Poniedziałek, 22 sierpnia 2011 · Komentarze(0)
Kategoria 050 - 100km, Sakwy
Po rozstaniu ze wspaniałą gospodynią i podziękowaniu za rewelacyjną gościnność ruszyliśmy na podbój przełęczy o nazwie „Spalona”. Całość prowadzi licznymi serpentynami i asfaltem w nie za dobrej kondycji. Docieramy na samą górę, słońce zaczyna się dopiero co rozkręcać. Krótki kawałek zjazdu do Mostowic i jesteśmy po raz kolejny na przejściu granicznym z Czechami, tym razem zagościmy tam na dłużej. Uderzamy już bezpośrednio na Pragę.

Przejście graniczne z Czechami w Mostowicach © px


Po stronie naszych sąsiadów zaczynają się coraz bardziej konkretne podjazdy, zaraz za granicą wzbijamy się na wysokość niemal 1000 m n.p.m., a słońce cały czas nie odpuszcza. Termometr wskazuje momentami 34 st. C.
Po dość wymagających podjazdach na początek dnia jazda staje się bardziej płynna. Kierujemy się na Hrádec Kralové przez Opočno. W kolejno mijanych miejscowościach szukamy jakiegoś kantoru – bezskutecznie. Całe szczęście wcześniej wymieniliśmy trochę złotówek na 500 koron i właśnie za te pieniądze robimy nasze pierwsze zakupy. Woda, serki i bułki. W piekarniku przed sklepem wszystko smakuje zacnie, chociaż za bardzo jeść się nie chce.

Čez Stadion - Czechy © px


Do Hradec Králové dojeżdżamy grubo popołudniu. Miejscowość wyróżnia się na mapie obwodnicą, a właściwie pierścieniem okalającym całe miasto. Na miejscu zostaje to zweryfikowane – centrum miasta jest praktycznie wyłączone z ruchu. Po krótkich poszukiwaniach odnajdujemy główne miejsce spotkań ludzi, bardzo ładne uliczki, fontanny i ścieżki położone wzdłuż rzeki. Dochodzi szósta popołudniu, większość normalnych sklepów jest już zamkniętych, całe szczęście nie dotyczy to budki z lodami. Zamawiamy „meszane”.

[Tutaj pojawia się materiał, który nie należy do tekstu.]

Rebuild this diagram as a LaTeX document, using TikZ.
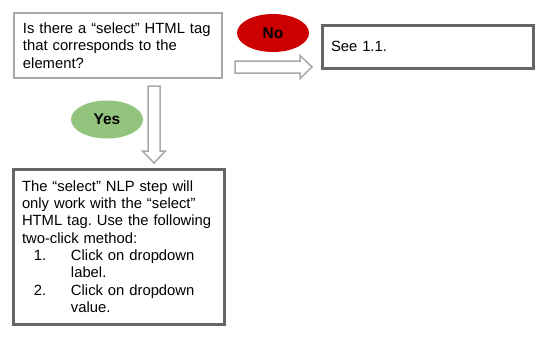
\documentclass[tikz,border=0pt]{standalone}
\usepackage{fontspec}
\setmainfont{Liberation Sans}
\usetikzlibrary{calc, shapes.geometric}
\definecolor{noRed}{HTML}{CC0000}
\definecolor{yesGreen}{HTML}{93C47D}
\definecolor{lightEdge}{HTML}{A8A8A8}
\definecolor{darkEdge}{HTML}{666666}
\frenchspacing

\begin{document}
\begin{tikzpicture}[x=1pt,y=-1pt,box/.style={draw=lightEdge, line width=1.5pt, fill=white, align=left, inner xsep=9pt, inner ysep=0pt, font=\fontsize{14.8}{17.3}\selectfont},heavy/.style={box, draw=darkEdge, line width=3pt},answer/.style={ellipse, minimum width=72pt, minimum height=38pt, inner sep=0pt, font=\fontsize{15.5}{17.3}\selectfont\bfseries},hollow/.style={draw=lightEdge, line width=1.5pt, fill=white, line join=miter}]
\useasboundingbox (0,0) rectangle (547,338);
\node[box, minimum width=208pt, minimum height=65pt, text width=190pt] (q) at (118,45.5) {Is there a “select” HTML tag\\that corresponds to the\\element?};
\node[heavy, minimum width=211pt, minimum height=43pt, text width=193pt] (see) at (427.5,46.5) {See 1.1.};
\node[heavy, minimum width=211pt, minimum height=155pt, text width=193pt] (step) at (118.5,246.5) {The “select” NLP step will\\only work with the “select”\\HTML tag. Use the following\\two-click method:\\\hspace*{12pt}\makebox[37pt][l]{1.}Click on dropdown\\\hspace*{49pt}label.\\\hspace*{12pt}\makebox[37pt][l]{2.}Click on dropdown\\\hspace*{49pt}value.};
\node[answer, fill=noRed] (no) at (273,33) {No};
\node[answer, fill=yesGreen] (yes) at (107,119.5) {Yes};
\coordinate (noTail) at (235,67);\coordinate (noTip) at (312,67);
\coordinate (yesTail) at (154,86);\coordinate (yesTip) at (154,163);
\draw[hollow] ([yshift=-6pt]noTail) -- ([xshift=-12pt,yshift=-6pt]noTip) -- ([xshift=-12pt,yshift=-11.5pt]noTip) -- (noTip) -- ([xshift=-12pt,yshift=11.5pt]noTip) -- ([xshift=-12pt,yshift=6pt]noTip) -- ([yshift=6pt]noTail) -- cycle;
\draw[hollow] ([xshift=-6pt]yesTail) -- ([xshift=-6pt,yshift=12pt]yesTip) -- ([xshift=-11.5pt,yshift=12pt]yesTip) -- (yesTip) -- ([xshift=11.5pt,yshift=12pt]yesTip) -- ([xshift=6pt,yshift=12pt]yesTip) -- ([xshift=6pt]yesTail) -- cycle;
\end{tikzpicture}
\end{document}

Deptak - Hradec Králové - Czechy © px


Delektując się kolejnymi chłodnymi kęsami przypadkiem w gąszczu szyldów zauważamy kantor. Wyrobiliśmy się zaraz przed zamknięciem i oto tak mamy nasz pierwszy czeski tysiąc.
Godzina robi się coraz bardziej późna. Po małych trudach wylatujemy za miasto, tam odbijamy na pierwszą miejscowość którą zauważyliśmy. Przebijamy się do kolejnej – łączy je ścieżka rowerowa/piesza wielkości jednego samochodowego pasa, po prostu rewelacja. Napotykamy ogródki działkowe i wiele jednorodzinnych domków w Stĕžery’ach, więc tutaj postanawiamy szukać noclegu.

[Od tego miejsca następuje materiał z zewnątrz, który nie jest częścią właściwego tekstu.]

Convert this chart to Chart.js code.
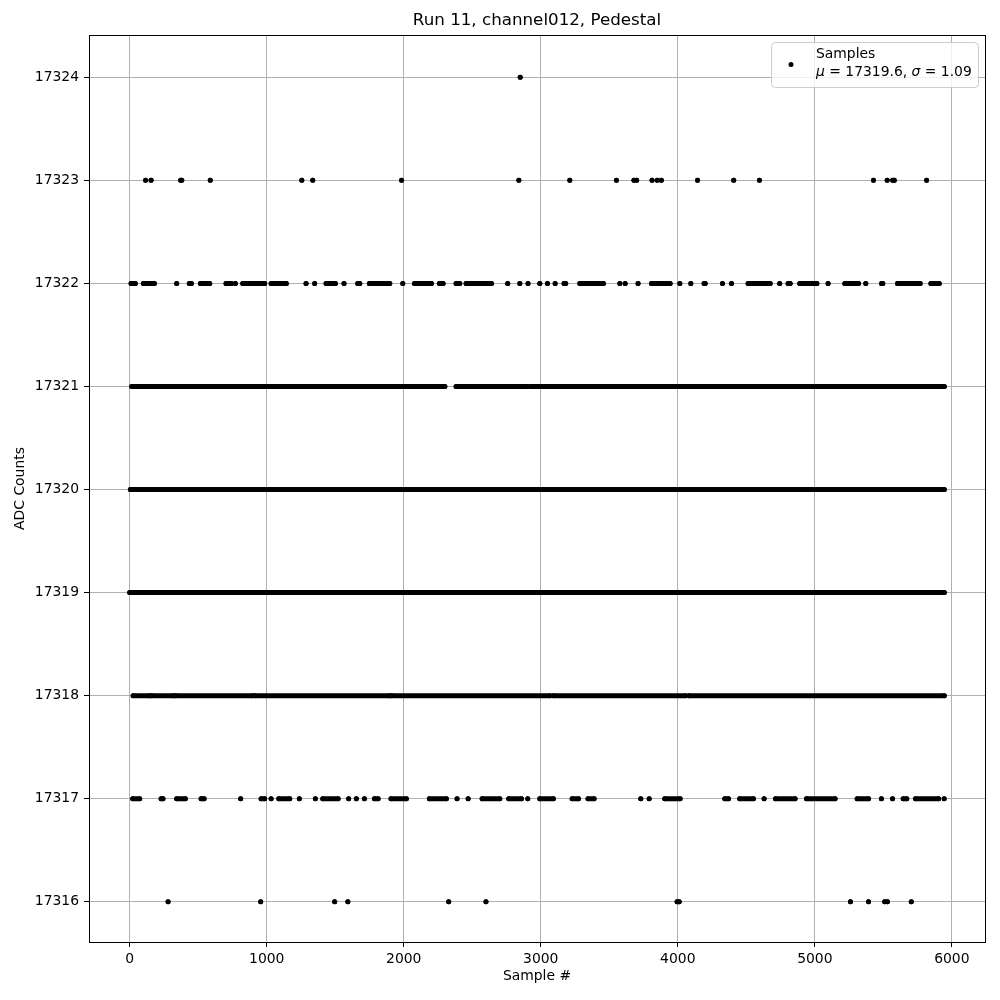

Stěžery - nocleg przy basenie © px


Myśleliśmy, że dość łatwo się porozumiemy po czesku w sprawie rozbicia namiotu, nic bardziej mylnego. Czeska Pani tak szybko mówi, że ledwo co się dogadujemy. W każdym bądź razie znowu szczęście nam dopisuje, dostajemy zezwolenie na rozbicie namiotu nieopodal ogólnodostępnego basenu, który równocześnie służy za zbiornik przeciwpożarowy. Dosłownie trafiliśmy 6’tkę w Totka – po całym upalnym dniu nie ma nic lepszego niż kąpiel w basenie.